I hope you don’t think I was trying to keep anything from you, but it was just so bizarre. I didn’t think I should say anything because I thought you might think I was completely crazy. I’ve never… I mean, how?”

  “I don’t know,” Laura said earnestly. “But his father was the same way. I think some people just have it, the same way some people are born tall or short or blond.”

  Peter thought about how Kevin had touched his forehead and told him he had other eyes, too. “I promise you we won’t say a word to anyone,” Peter said, offering his sincerest tone. He meant it, too.

  A small laugh escaped Laura’s mouth, and her grin spread. She had considered this before, probably more than a few times. “That’s nice of you to say, but do you really think anyone would believe you if you told them?”

  “No,” Peter said, “I suppose not. They’d lock me in the looney bin. That’s what would happen.”

  “Besides, even if someone would believe you, you wouldn’t say anything,” Laura said. “Kevin knows who he can and can’t trust. And if he trusts you, that means you’re safe to him.”

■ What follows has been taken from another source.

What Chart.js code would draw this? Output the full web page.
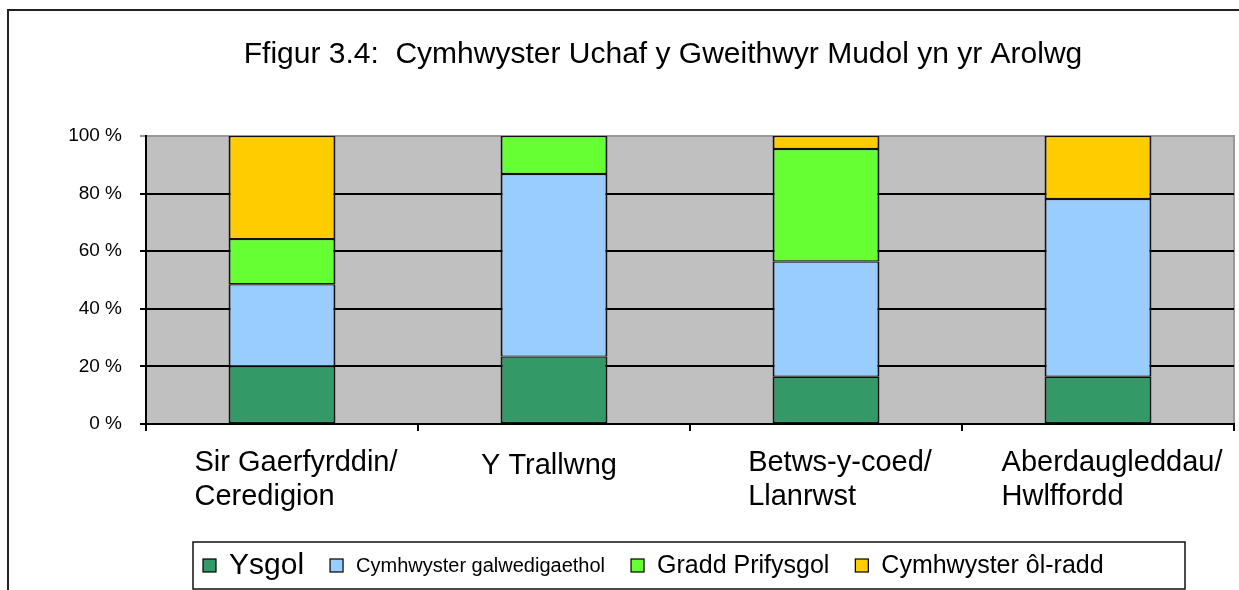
<!DOCTYPE html>
<html>
<head>
<meta charset="utf-8">
<script src="https://cdn.jsdelivr.net/npm/chart.js@4/dist/chart.umd.min.js"></script>
<style>
  body { margin: 0; background: #fff; }
</style>
</head>
<body>
<canvas id="chart" width="1239" height="590"></canvas>
<script>
// data (percent of each area)
const regions = [['Sir Gaerfyrddin/', 'Ceredigion'], ['Y Trallwng'], ['Betws-y-coed/', 'Llanrwst'], ['Aberdaugleddau/', 'Hwlffordd']];
const seriesNames = ['Ysgol', 'Cymhwyster galwedigaethol', 'Gradd Prifysgol', 'Cymhwyster ôl-radd'];
const ysgol = [20, 23.4, 16.4, 16.4];
const galwedigaethol = [28.5, 63.4, 40, 61.7];
const graddPrifysgol = [15.7, 13.2, 39.1, 0];
const olRadd = [35.8, 0, 4.5, 21.9];
const yTicks = [0, 20, 40, 60, 80, 100];
const chartTitle = 'Ffigur 3.4:  Cymhwyster Uchaf y Gweithwyr Mudol yn yr Arolwg';

const colors = ['#339966', '#99ccff', '#66ff33', '#ffcc00'];
const legendFontSizes = [30, 20, 25, 25];
const FONT = '"Liberation Sans", Arial, sans-serif';

const frame = {
  id: 'frame',
  beforeDraw(chart) {
    const { ctx, chartArea: a } = chart;
    ctx.save();
    ctx.strokeStyle = '#222';
    ctx.lineWidth = 2;
    ctx.strokeRect(8, 10, 1300, 700);
    ctx.fillStyle = '#c0c0c0';
    ctx.fillRect(a.left, a.top, a.right - a.left, a.bottom - a.top);
    ctx.strokeStyle = '#999';
    ctx.lineWidth = 2;
    ctx.strokeRect(a.left, a.top, a.right - a.left, a.bottom - a.top);
    ctx.restore();
  },
  afterDraw(chart) {
    const { ctx } = chart;
    const x = chart.scales.x;
    ctx.save();
    ctx.fillStyle = '#000';

    // title
    ctx.font = '30px ' + FONT;
    ctx.textAlign = 'center';
    ctx.textBaseline = 'middle';
    ctx.fillText(chartTitle, 663, 55);

    // category labels, lines left aligned like the original
    ctx.font = '29px ' + FONT;
    ctx.textBaseline = 'alphabetic';
    regions.forEach((lines, i) => {
      const c = x.getPixelForValue(i);
      if (lines.length === 1) {
        ctx.textAlign = 'center';
        ctx.fillText(lines[0], c - 5, 474);
        return;
      }
      const w = ctx.measureText(lines[0]).width;
      ctx.textAlign = 'left';
      lines.forEach((t, j) => ctx.fillText(t, c - w / 2 + 14, 471 + j * 34));
    });

    // legend box
    ctx.strokeStyle = '#111';
    ctx.lineWidth = 1.5;
    ctx.strokeRect(193, 542, 992, 47);
    let px = 203;
    const cy = 566;
    chart.data.datasets.forEach((ds, i) => {
      ctx.fillStyle = ds.backgroundColor;
      ctx.fillRect(px, cy - 7, 13, 13);
      ctx.strokeStyle = '#000';
      ctx.lineWidth = 1.2;
      ctx.strokeRect(px, cy - 7, 13, 13);
      ctx.fillStyle = '#000';
      ctx.font = legendFontSizes[i] + 'px ' + FONT;
      ctx.textAlign = 'left';
      ctx.textBaseline = 'middle';
      ctx.fillText(ds.label, px + 26, cy);
      px += 26 + ctx.measureText(ds.label).width + 26;
    });
    ctx.restore();
  }
};

const values = [ysgol, galwedigaethol, graddPrifysgol, olRadd];

new Chart(document.getElementById('chart'), {
  type: 'bar',
  data: {
    labels: regions,
    datasets: seriesNames.map((name, i) => ({
      label: name,
      data: values[i],
      backgroundColor: colors[i],
      borderColor: '#111',
      borderWidth: { left: 2, right: 2, top: 1.2, bottom: 1.2 },
      borderSkipped: false,
      inflateAmount: 0,
      barPercentage: 0.393,
      categoryPercentage: 1
    }))
  },
  options: {
    responsive: false,
    animation: false,
    layout: { padding: { left: 60, right: 5, top: 136, bottom: 159 } },
    plugins: {
      legend: { display: false },
      tooltip: { enabled: false },
      title: { display: false }
    },
    scales: {
      x: {
        stacked: true,
        border: { display: true, color: '#000', width: 2 },
        grid: { offset: true, drawOnChartArea: false, drawTicks: true, tickLength: 7, color: '#000', lineWidth: 2 },
        ticks: { display: false },
        afterFit(s) { s.height = 7; }
      },
      y: {
        stacked: true,
        min: 0,
        max: 100,
        border: { display: true, color: '#000', width: 2 },
        grid: {
          color: c => (c.tick && c.tick.value === 100 ? '#999' : '#000'),
          lineWidth: 2,
          tickLength: 6
        },
        afterBuildTicks(s) { s.ticks = yTicks.map(v => ({ value: v })); },
        ticks: {
          color: '#000',
          padding: 18,
          font: { family: FONT, size: 19 },
          callback: v => v + ' %'
        },
        afterFit(s) { s.width = 86; }
      }
    }
  },
  plugins: [frame]
});
</script>
</body>
</html>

  They all stood there in the cool silence for a moment. There seemed nothing left to say, so the Martells went to their car and got in. Laura stayed on the front steps and waved as they backed down the driveway. As they drove home to Shady Cove, Peter told Sylvia about what had happened during his game of Go Fish with Kevin. The whole time, she had a content look on her face. The look said: See, I’m not crazy.

  4

  The telephone was ringing when they returned to Shady Cove. The bell sounded like an alarm calling out from darkness.

  “Who would be calling this late?” Sylvia asked, stepping slowly through the dark house. “Does anyone even have this number?”

  “I don’t know. Probably a wrong number.” Peter flipped on the kitchen light and went to the phone. As he did, another thought occurred to him. When Kevin had been sitting in their kitchen yesterday and the phone had started ringing, he’d said Mommy before anyone answered it. He had known it was her calling. Peter once again shook his head in disbelief; he was still processing the strange information he had just been given. In some ways, the whole thing felt like a dream.